Work to be completed.
Search the material for the string "document", then report how many lines hold it, with no other text.
┏━━
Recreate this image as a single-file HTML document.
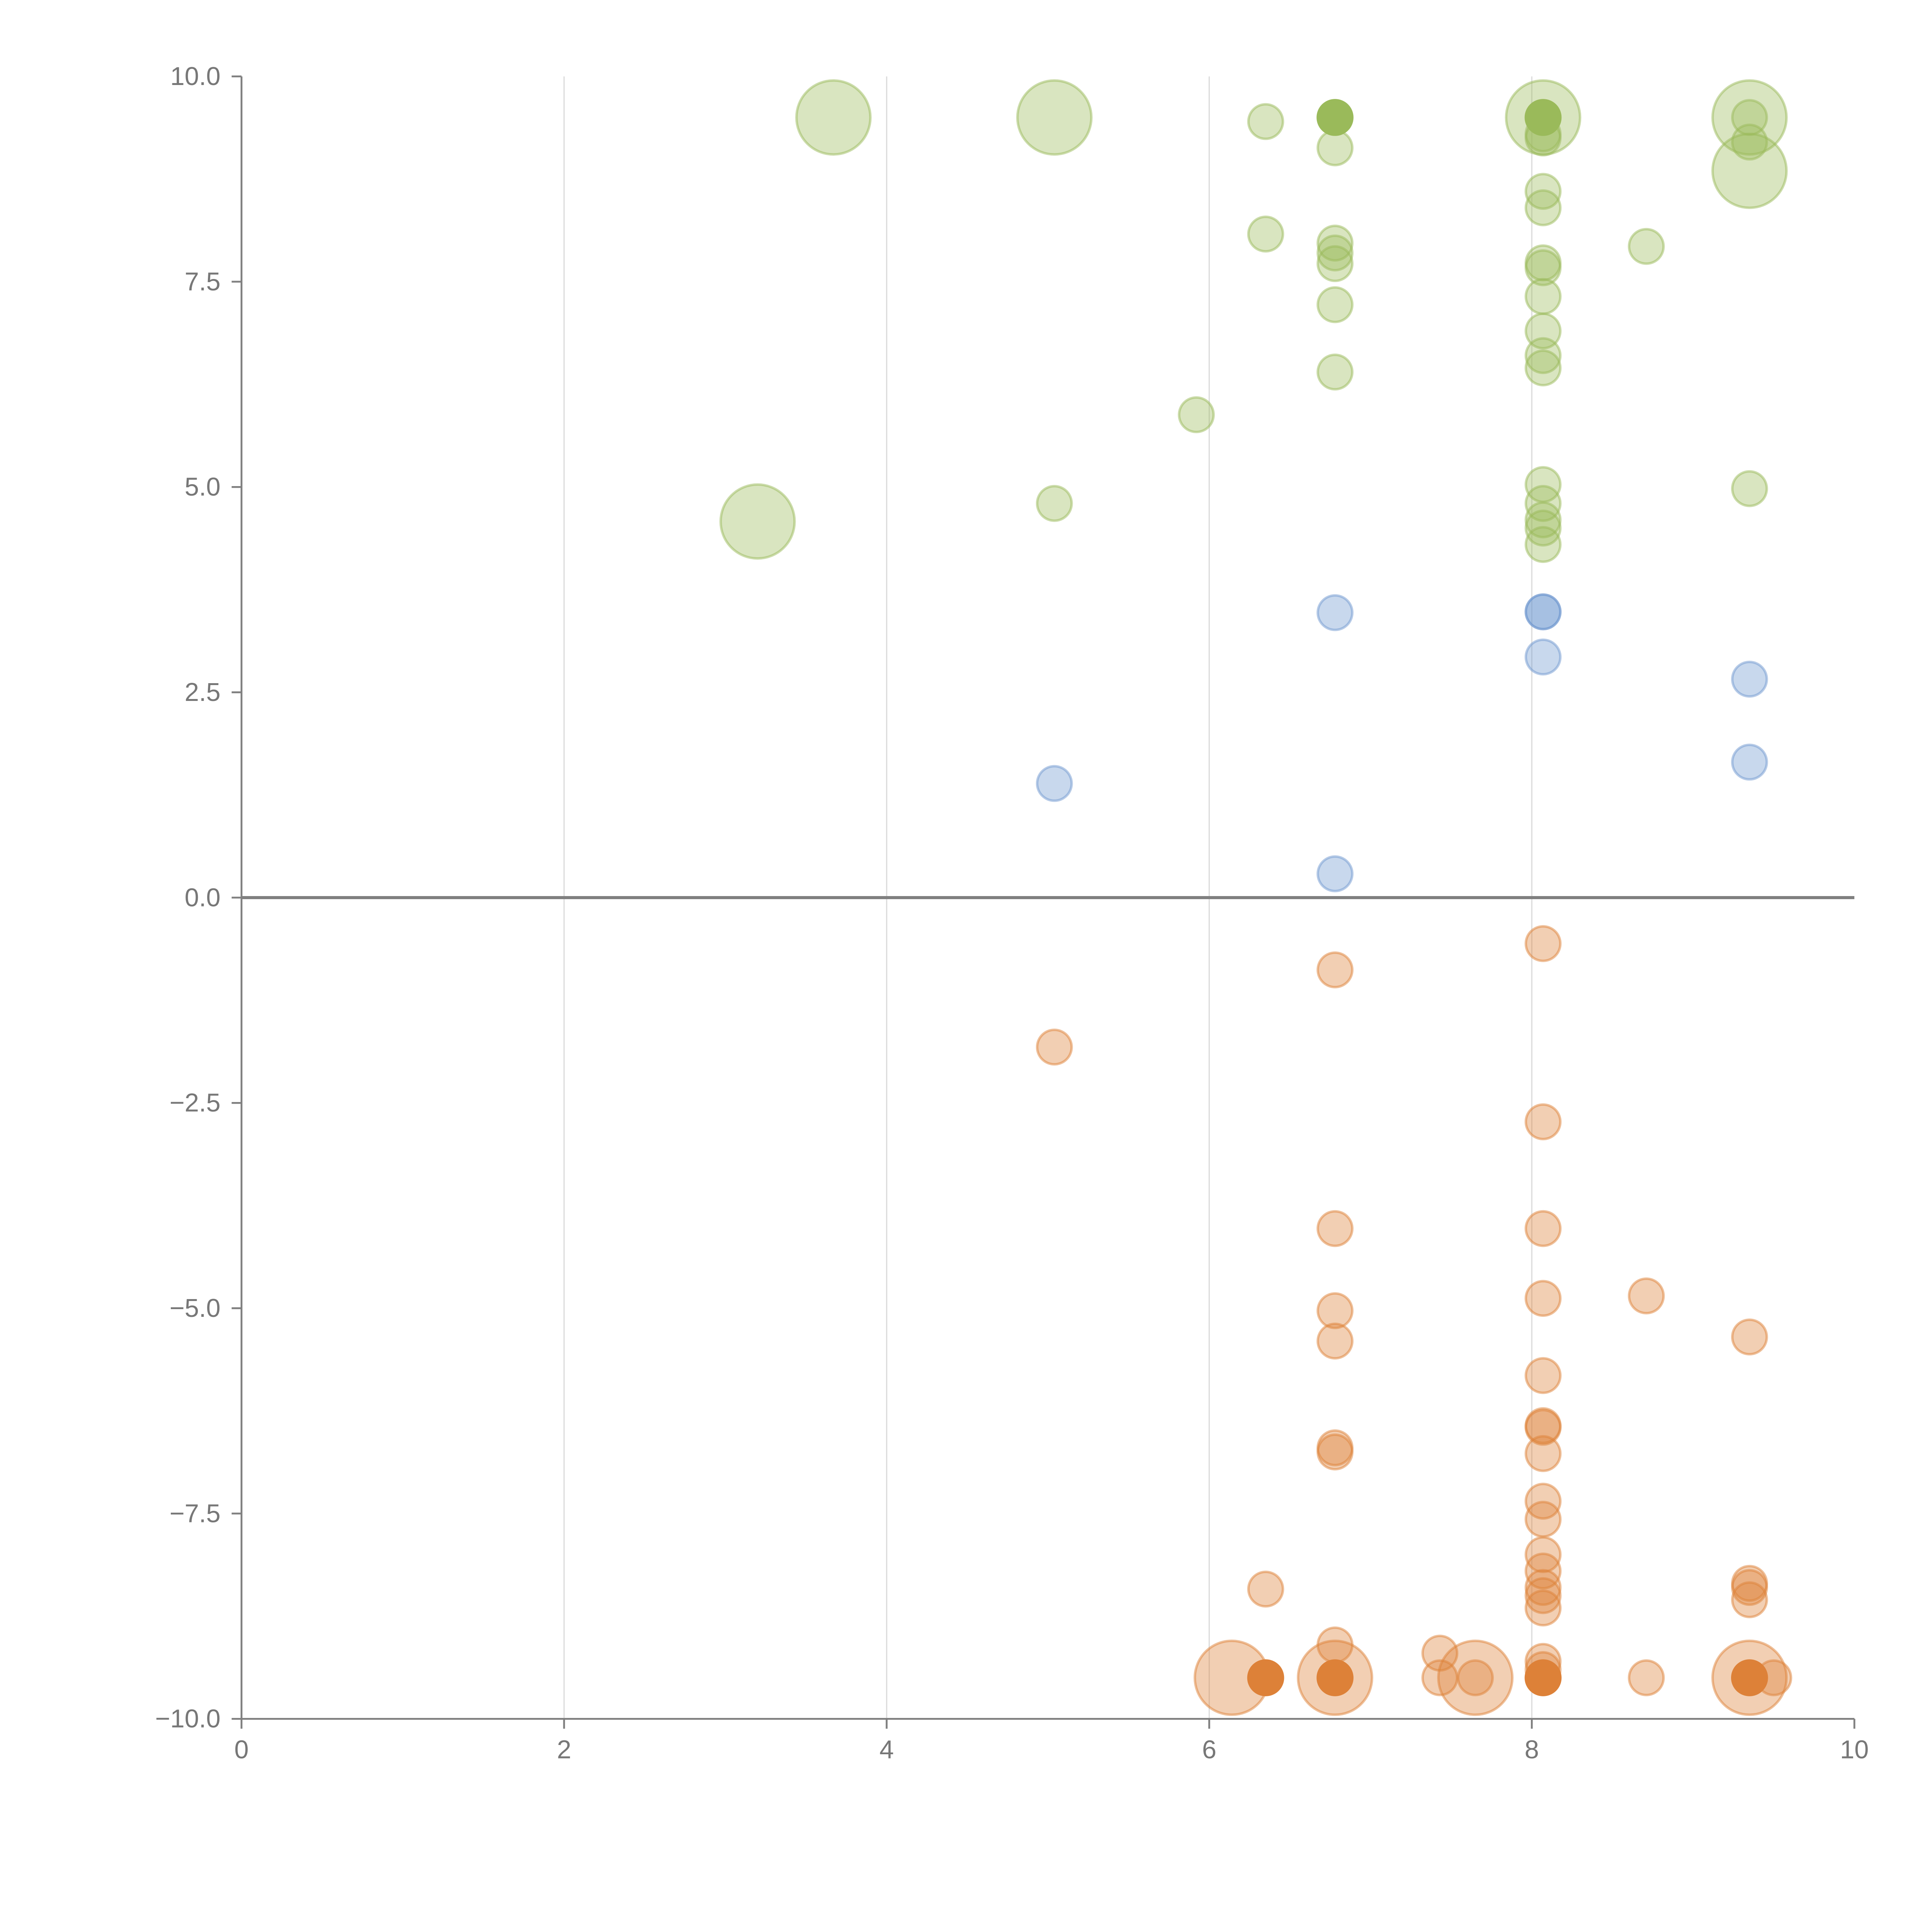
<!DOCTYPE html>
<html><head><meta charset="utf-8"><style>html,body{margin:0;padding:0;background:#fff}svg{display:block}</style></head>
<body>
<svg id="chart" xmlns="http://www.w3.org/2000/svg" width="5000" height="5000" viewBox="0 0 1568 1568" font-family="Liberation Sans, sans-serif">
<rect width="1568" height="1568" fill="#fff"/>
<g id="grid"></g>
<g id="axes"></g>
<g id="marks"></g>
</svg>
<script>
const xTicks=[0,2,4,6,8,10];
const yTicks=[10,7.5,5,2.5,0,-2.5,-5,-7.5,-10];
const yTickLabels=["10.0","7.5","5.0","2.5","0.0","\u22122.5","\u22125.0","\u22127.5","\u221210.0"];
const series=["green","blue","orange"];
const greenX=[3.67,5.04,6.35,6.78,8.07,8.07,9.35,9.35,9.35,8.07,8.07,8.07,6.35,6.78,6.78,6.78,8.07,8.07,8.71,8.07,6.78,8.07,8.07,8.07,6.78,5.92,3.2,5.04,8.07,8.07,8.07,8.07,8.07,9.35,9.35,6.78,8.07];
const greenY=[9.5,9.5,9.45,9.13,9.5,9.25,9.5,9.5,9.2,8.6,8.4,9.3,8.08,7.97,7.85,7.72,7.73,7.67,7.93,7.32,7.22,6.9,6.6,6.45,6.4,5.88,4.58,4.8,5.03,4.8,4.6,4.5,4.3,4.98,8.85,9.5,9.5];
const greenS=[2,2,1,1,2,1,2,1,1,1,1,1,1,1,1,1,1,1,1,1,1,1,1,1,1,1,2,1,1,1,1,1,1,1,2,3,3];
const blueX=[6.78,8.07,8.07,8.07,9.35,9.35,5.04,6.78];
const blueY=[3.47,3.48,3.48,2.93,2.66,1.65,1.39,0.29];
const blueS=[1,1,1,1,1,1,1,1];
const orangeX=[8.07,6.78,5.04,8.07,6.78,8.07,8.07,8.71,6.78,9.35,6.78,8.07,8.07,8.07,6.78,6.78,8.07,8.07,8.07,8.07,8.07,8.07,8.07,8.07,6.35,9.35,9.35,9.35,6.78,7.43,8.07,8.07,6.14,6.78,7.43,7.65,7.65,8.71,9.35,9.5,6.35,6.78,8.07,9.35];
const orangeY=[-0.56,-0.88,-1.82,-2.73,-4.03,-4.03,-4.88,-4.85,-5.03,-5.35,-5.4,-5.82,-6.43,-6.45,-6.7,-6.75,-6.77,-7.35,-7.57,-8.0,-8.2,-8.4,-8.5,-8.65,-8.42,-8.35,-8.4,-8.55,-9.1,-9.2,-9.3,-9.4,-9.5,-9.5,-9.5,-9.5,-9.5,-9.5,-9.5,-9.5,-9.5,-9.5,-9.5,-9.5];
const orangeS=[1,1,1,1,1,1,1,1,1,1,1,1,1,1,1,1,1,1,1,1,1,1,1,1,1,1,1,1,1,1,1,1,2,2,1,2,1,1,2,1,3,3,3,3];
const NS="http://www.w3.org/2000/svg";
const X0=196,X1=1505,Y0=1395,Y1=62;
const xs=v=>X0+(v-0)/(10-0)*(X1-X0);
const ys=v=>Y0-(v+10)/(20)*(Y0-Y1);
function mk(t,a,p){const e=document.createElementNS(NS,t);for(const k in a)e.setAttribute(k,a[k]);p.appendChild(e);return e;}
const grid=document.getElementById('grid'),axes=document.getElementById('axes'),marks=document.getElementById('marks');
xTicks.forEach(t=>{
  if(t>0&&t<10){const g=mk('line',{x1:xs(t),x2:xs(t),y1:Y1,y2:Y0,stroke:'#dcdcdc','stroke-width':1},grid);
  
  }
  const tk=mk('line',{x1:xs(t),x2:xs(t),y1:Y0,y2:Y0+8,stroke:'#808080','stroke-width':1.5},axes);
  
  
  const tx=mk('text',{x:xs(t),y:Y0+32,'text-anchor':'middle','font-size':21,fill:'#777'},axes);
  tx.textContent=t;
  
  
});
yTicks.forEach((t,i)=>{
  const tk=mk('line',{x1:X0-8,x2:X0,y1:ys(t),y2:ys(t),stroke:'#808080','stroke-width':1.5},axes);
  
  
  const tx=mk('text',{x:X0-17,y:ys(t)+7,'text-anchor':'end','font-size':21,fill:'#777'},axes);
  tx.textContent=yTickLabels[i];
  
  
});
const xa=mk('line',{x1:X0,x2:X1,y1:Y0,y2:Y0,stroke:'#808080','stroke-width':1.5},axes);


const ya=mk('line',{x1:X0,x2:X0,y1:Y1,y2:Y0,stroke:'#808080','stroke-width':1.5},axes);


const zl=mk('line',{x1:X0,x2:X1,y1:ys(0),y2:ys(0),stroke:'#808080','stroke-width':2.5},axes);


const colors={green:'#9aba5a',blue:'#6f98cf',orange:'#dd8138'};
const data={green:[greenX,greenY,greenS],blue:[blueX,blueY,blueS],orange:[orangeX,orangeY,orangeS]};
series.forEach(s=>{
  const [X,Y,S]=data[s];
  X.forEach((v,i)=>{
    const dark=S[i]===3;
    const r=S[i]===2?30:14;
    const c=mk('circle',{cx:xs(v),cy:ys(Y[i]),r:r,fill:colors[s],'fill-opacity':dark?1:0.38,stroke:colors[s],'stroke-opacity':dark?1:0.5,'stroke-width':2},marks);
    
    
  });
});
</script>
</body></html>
┗━━
Response to the task.
3